La pregunta no era si existía una investigación. La pregunta era: ¿por qué se filtró justo ahora?

La respuesta implícita fue unánime: porque la FGR había perdido control interno. Porque intereses cruzados querían lastimar a la 4T. Porque la filtración no solo embarraba a un empresario, sino también a Bosch, la nueva joya mediática del país. Porque el triunfo, tan necesario en una nación saturada de malas noticias, se convirtió en combustible político en cuestión de horas. Porque México estaba celebrando una coronación, y alguien sacó un expediente que olía a guerra interna.
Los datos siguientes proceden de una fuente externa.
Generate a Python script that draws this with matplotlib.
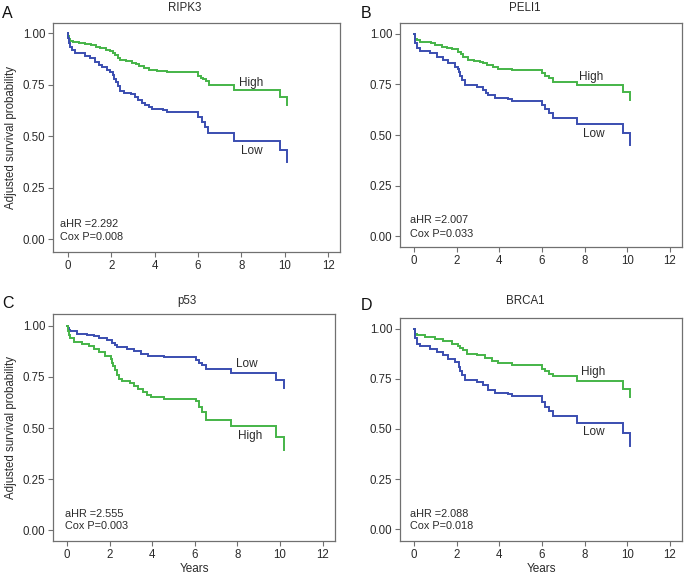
import matplotlib
matplotlib.use("Agg")
import matplotlib.pyplot as plt
import numpy as np

plt.rcParams['font.family'] = ['Liberation Sans', 'DejaVu Sans']

GREEN = "#45B447"
BLUE = "#3A4DB0"

# ---- data (step times in years, adjusted survival probability) ----
titles = ["RIPK3", "PELI1", "p53", "BRCA1"]
letters = ["A", "B", "C", "D"]
ahr = ["2.292", "2.007", "2.555", "2.088"]
coxp = ["0.008", "0.033", "0.003", "0.018"]

# Panel A
a_high_t = [0, 0.03, 0.07, 0.12, 0.25, 0.5, 0.8, 1.05, 1.3, 1.5, 1.75, 1.95, 2.1, 2.2, 2.3, 2.42, 2.7, 2.95, 3.15, 3.3, 3.5, 3.75, 4.1, 4.56, 6.02, 6.12, 6.25, 6.35, 6.5, 7.65, 9.8, 10.12]
a_high_s = [1.0, 0.985, 0.972, 0.963, 0.957, 0.952, 0.948, 0.942, 0.935, 0.927, 0.921, 0.914, 0.905, 0.895, 0.882, 0.87, 0.864, 0.858, 0.849, 0.84, 0.832, 0.822, 0.816, 0.81, 0.795, 0.785, 0.776, 0.767, 0.749, 0.725, 0.692, 0.652]
a_low_t = [0, 0.03, 0.07, 0.12, 0.18, 0.34, 0.8, 1.03, 1.26, 1.45, 1.6, 1.8, 1.95, 2.07, 2.15, 2.22, 2.3, 2.4, 2.6, 2.9, 3.1, 3.25, 3.4, 3.56, 3.75, 3.9, 4.4, 4.56, 6.02, 6.17, 6.32, 6.47, 7.65, 9.8, 10.12]
a_low_s = [1.0, 0.975, 0.955, 0.935, 0.918, 0.903, 0.891, 0.879, 0.862, 0.848, 0.836, 0.822, 0.814, 0.797, 0.78, 0.762, 0.742, 0.72, 0.71, 0.703, 0.69, 0.676, 0.663, 0.652, 0.642, 0.632, 0.626, 0.618, 0.595, 0.571, 0.547, 0.514, 0.479, 0.433, 0.377]

# Panel B
b_high_t = [0, 0.03, 0.07, 0.14, 0.3, 0.53, 0.8, 1.0, 1.31, 1.55, 1.78, 2.08, 2.2, 2.32, 2.55, 2.8, 3.1, 3.25, 3.41, 3.72, 3.95, 4.58, 6.03, 6.17, 6.32, 6.5, 7.65, 9.8, 10.15]
b_high_s = [1.0, 0.985, 0.975, 0.967, 0.96, 0.956, 0.951, 0.946, 0.935, 0.929, 0.923, 0.91, 0.898, 0.885, 0.869, 0.865, 0.861, 0.853, 0.845, 0.833, 0.825, 0.82, 0.806, 0.792, 0.779, 0.762, 0.748, 0.713, 0.672]
b_low_t = [0, 0.03, 0.07, 0.14, 0.29, 0.76, 1.07, 1.38, 1.62, 1.93, 2.05, 2.12, 2.18, 2.24, 2.4, 2.94, 3.25, 3.4, 3.49, 3.8, 4.42, 4.58, 6.03, 6.17, 6.32, 6.5, 7.65, 9.8, 10.15]
b_low_s = [1.0, 0.975, 0.955, 0.927, 0.913, 0.902, 0.885, 0.869, 0.853, 0.836, 0.825, 0.812, 0.79, 0.771, 0.746, 0.738, 0.722, 0.708, 0.697, 0.684, 0.677, 0.668, 0.648, 0.627, 0.607, 0.582, 0.556, 0.508, 0.451]

# Panel C
c_low_t = [0, 0.03, 0.08, 0.16, 0.47, 0.94, 1.25, 1.49, 1.88, 2.12, 2.25, 2.35, 2.82, 3.13, 3.45, 3.79, 4.55, 6.04, 6.2, 6.35, 6.5, 7.7, 9.83, 10.19]
c_low_s = [1.0, 0.988, 0.978, 0.972, 0.961, 0.956, 0.948, 0.94, 0.928, 0.915, 0.905, 0.896, 0.886, 0.874, 0.863, 0.853, 0.845, 0.83, 0.818, 0.806, 0.788, 0.768, 0.736, 0.697]
c_high_t = [0, 0.03, 0.07, 0.12, 0.31, 0.71, 1.02, 1.25, 1.49, 1.8, 2.04, 2.1, 2.16, 2.25, 2.35, 2.45, 2.6, 2.95, 3.15, 3.35, 3.55, 3.75, 3.95, 4.55, 6.04, 6.2, 6.35, 6.5, 7.7, 9.83, 10.19]
c_high_s = [1.0, 0.975, 0.955, 0.938, 0.92, 0.911, 0.901, 0.886, 0.872, 0.85, 0.835, 0.82, 0.805, 0.785, 0.76, 0.74, 0.728, 0.72, 0.705, 0.69, 0.675, 0.662, 0.65, 0.642, 0.63, 0.605, 0.58, 0.54, 0.512, 0.456, 0.395]

# Panel D
d_high_t = [0, 0.03, 0.07, 0.14, 0.53, 1.0, 1.38, 1.78, 2.06, 2.18, 2.28, 2.48, 2.94, 3.33, 3.64, 3.96, 4.58, 6.03, 6.17, 6.32, 6.5, 7.65, 9.8, 10.15]
d_high_s = [1.0, 0.985, 0.975, 0.967, 0.958, 0.95, 0.938, 0.925, 0.912, 0.902, 0.892, 0.872, 0.867, 0.856, 0.839, 0.829, 0.82, 0.801, 0.79, 0.776, 0.763, 0.739, 0.701, 0.657]
d_low_t = [0, 0.03, 0.07, 0.14, 0.29, 0.76, 1.07, 1.38, 1.62, 1.93, 2.12, 2.18, 2.24, 2.4, 2.94, 3.25, 3.49, 3.8, 4.42, 4.58, 6.03, 6.17, 6.32, 6.5, 7.65, 9.8, 10.15]
d_low_s = [1.0, 0.975, 0.955, 0.925, 0.912, 0.9, 0.884, 0.867, 0.851, 0.834, 0.809, 0.79, 0.768, 0.743, 0.734, 0.718, 0.693, 0.68, 0.673, 0.662, 0.635, 0.61, 0.59, 0.564, 0.532, 0.482, 0.416]

x_ticks = [0, 2, 4, 6, 8, 10, 12]
y_ticks = [0.0, 0.25, 0.5, 0.75, 1.0]

panels = [
    dict(curves=[(a_high_t, a_high_s, GREEN), (a_low_t, a_low_s, BLUE)],
         labels=[("High", 8.47, 0.76), ("Low", 8.49, 0.43)],
         pos=[53, 23, 340, 252], xlim=(-0.68, 12.55), ylim=(-0.062, 1.05),
         ann_x=-0.35, ann_y=(0.074, 0.01), ylabel=True, xlabel=False,
         title_xy=(185, 8), letter_xy=(7, 13)),
    dict(curves=[(b_high_t, b_high_s, GREEN), (b_low_t, b_low_s, BLUE)],
         labels=[("High", 8.33, 0.787), ("Low", 8.45, 0.504)],
         pos=[400, 23, 682, 247], xlim=(-0.65, 12.57), ylim=(-0.052, 1.052),
         ann_x=-0.16, ann_y=(0.082, 0.013), ylabel=False, xlabel=False,
         title_xy=(525, 8), letter_xy=(366, 13)),
    dict(curves=[(c_low_t, c_low_s, BLUE), (c_high_t, c_high_s, GREEN)],
         labels=[("Low", 8.43, 0.812), ("High", 8.6, 0.461)],
         pos=[53, 314, 335, 541], xlim=(-0.66, 12.58), ylim=(-0.052, 1.057),
         ann_x=-0.08, ann_y=(0.078, 0.021), ylabel=True, xlabel=True,
         title_xy=(187, 301), letter_xy=(8, 304)),
    dict(curves=[(d_high_t, d_high_s, GREEN), (d_low_t, d_low_s, BLUE)],
         labels=[("High", 8.42, 0.783), ("Low", 8.42, 0.486)],
         pos=[400, 318, 682, 541], xlim=(-0.65, 12.57), ylim=(-0.058, 1.053),
         ann_x=-0.16, ann_y=(0.075, 0.016), ylabel=False, xlabel=True,
         title_xy=(525, 301), letter_xy=(366, 306)),
]

W, H = 684, 576
fig = plt.figure(figsize=(W / 100, H / 100), dpi=100)
SPINE = "#707070"
TXT = "#2a2a2a"

for i, p in enumerate(panels):
    l, t, r, b = p["pos"]
    ax = fig.add_axes([l / W, 1 - b / H, (r - l) / W, (b - t) / H])
    for ts, ss, col in p["curves"]:
        ax.plot(ts, ss, drawstyle="steps-post", color=col, lw=1.4, solid_joinstyle="miter")
    for txt, x, y in p["labels"]:
        ax.text(x, y, txt, ha="center", va="center", fontsize=8.5, color=TXT)
    ax.text(p["ann_x"], p["ann_y"][0], "aHR =" + ahr[i], ha="left", va="center", fontsize=7.8, color=TXT)
    ax.text(p["ann_x"], p["ann_y"][1], "Cox P=" + coxp[i], ha="left", va="center", fontsize=7.8, color=TXT)
    ax.set_xlim(*p["xlim"])
    ax.set_ylim(*p["ylim"])
    ax.set_xticks(x_ticks)
    ax.set_xticklabels([str(v) for v in x_ticks])
    ax.set_yticks(y_ticks)
    ax.set_yticklabels(["%.2f" % v for v in y_ticks])
    ax.tick_params(direction="out", length=3.5, width=0.8, color=SPINE, labelsize=8.3, labelcolor=TXT, pad=2)
    for s in ax.spines.values():
        s.set_color(SPINE)
        s.set_linewidth(0.9)
    if p["ylabel"]:
        ax.set_ylabel("Adjusted survival probability", fontsize=8.3, color=TXT, labelpad=4)
    if p["xlabel"]:
        ax.set_xlabel("Years", fontsize=8.5, color=TXT, labelpad=2)
    fig.text(p["title_xy"][0] / W, 1 - p["title_xy"][1] / H, titles[i], ha="center", va="center", fontsize=8.3, color=TXT)
    fig.text(p["letter_xy"][0] / W, 1 - p["letter_xy"][1] / H, letters[i], ha="center", va="center", fontsize=11.5, color="#111111")

fig.savefig("out.png", dpi=100)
Eso, en Palacio Nacional, fue dinamita.

No se podía permitir que una victoria global, limpia y emocional, se convirtiera en pleito burocrático. Mucho menos cuando la Presidencia buscaba proyectar una nueva etapa institucional y evitar conflictos con la industria cultural y de entretenimiento que ya estaba devolviendo atención internacional al país. Gertz había sobrevivido a todo: a expedientes fallidos, a presiones, a audios filtrados, a críticas internacionales. Pero tocar un símbolo recién coronado fue otra cosa. Transformó un problema jurídico en un problema político. Y en México, los problemas políticos se resuelven de una sola forma: pidiendo renuncias.

El 27 de noviembre de 2025, presentó la suya.

Salió con un extraño nombramiento diplomático y un comunicado sin dramatismos, pero cargado de silencios. Fue la despedida de un fiscal que quiso ser reformador, que terminó siendo símbolo de poder concentrado y que cayó no por un caso penal, sino por una coronación que puso demasiados reflectores sobre sus polémicas.

Y así, la corona de Fátima Bosch terminó abollando algo más que el ego de los críticos: terminó abollando, también, el trono del fiscal más poderoso del México reciente.